Types of Writs

Types of Writs

The Indian Constitution provides 5 types of writs which can be issued by the Courts. They are:

  1. Habeas Corpus
  2. Mandamus
  3. Certiorari
  4. Quo Warranto
  5. Prohibition

Meaning of the writ of habeas corpus

The writ of habeas corpus is the legal procedure which acts as a remedial measure for the person who is illegally detained.

The term habeas corpus is the Latin word which means to bring or present the body before the court. It is the most important right available to the person detained unlawfully.

The basic purpose for which this writ is used is to release a person from unlawful detention or imprisonment. This writ is of great importance as it determines a person his right to freedom and personal liberty.


A has been taken into custody by B a police officer without a warrant. All the efforts made by A’s family to know the whereabouts of A turned out to be futile. As he was detained wrongfully by B (police officer), the writ of habeas corpus can be filed in court by A’s family on his behalf.


There are five types of writs in our constitution those are as follows:

  • Writ of habeas corpus

Habeas corpus is the Latin term which means ‘you must have the body’. It is the order issued by the court to present the detenu before the court and to check whether the arrest was lawful or not.

  • Writ of Mandamus

The writ of mandamus is the order or command issued by any statute or any authority sanctioned by law to any person, corporation or any other authority in order to perform any public duty.

  • Writ of prohibition

The writ of prohibition means is a writ issued by the higher authority to its subordinate authority in order to stop something which the law prohibits.

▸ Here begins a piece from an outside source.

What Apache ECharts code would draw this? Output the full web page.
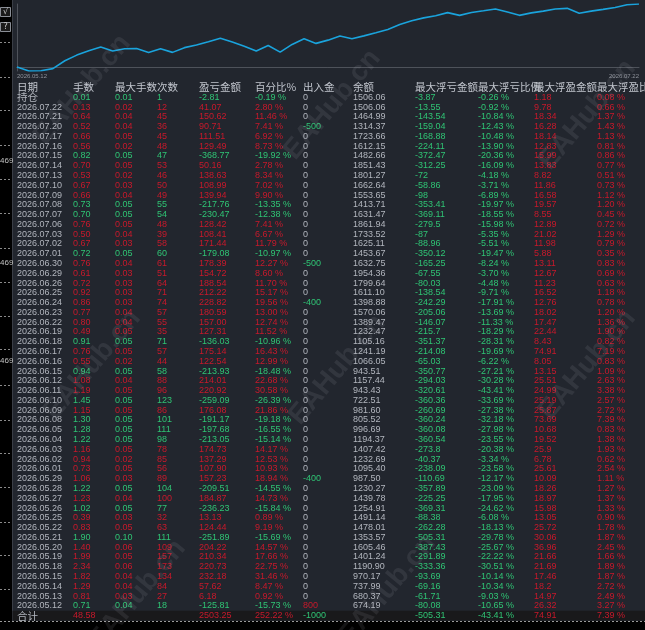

This writ can only be issued against a judicial and quasi-judicial body.

  • Writ of certiorari

The term certiorari is a Latin word which means to be informed. This writ is issued by the higher court to review the actions of the lower court.

Important Conditions for Certiorari

For the Writ of Certiorari the following conditions should be fulfilled:

  1. The body or person has legal authority.
  2. Such authority is related to determining those questions which affect the rights of the people.
  3. Such a body or person has a duty to act judicially in doing its functions.
  4. Such a person or body has acted in excess of their jurisdiction or legal authority.
  • Writ of quo warranto

Writ of quo warranto means by what authority. This writ is issued which requires a person to show by what authority he has exercised his powers or rights.

The supreme court under Article 32 and the high court under Article 226 have the power to issue writs of these nature. Though under Article 32 the supreme courts issue the writs if there is any violation of the fundamental rights of a person but the High Court under Article 226 has a wider jurisdiction to issue the writ for both a violation of the legal as well as the fundamental rights.

Difference between Prohibition and Certiorari

Both the Writs Certiorari and Prohibition appear to be the same but there is one major difference between the two. In the Writ of Prohibition, the superior court issues the writ before the final order is passed by the inferior court and therefore this is a preventive remedy, while in Writ of Certiorari the superior court issues the Writ after the inferior court has made the final order. Thus the Writ of Certiorari is a corrective remedy by which the order of the inferior court is quashed.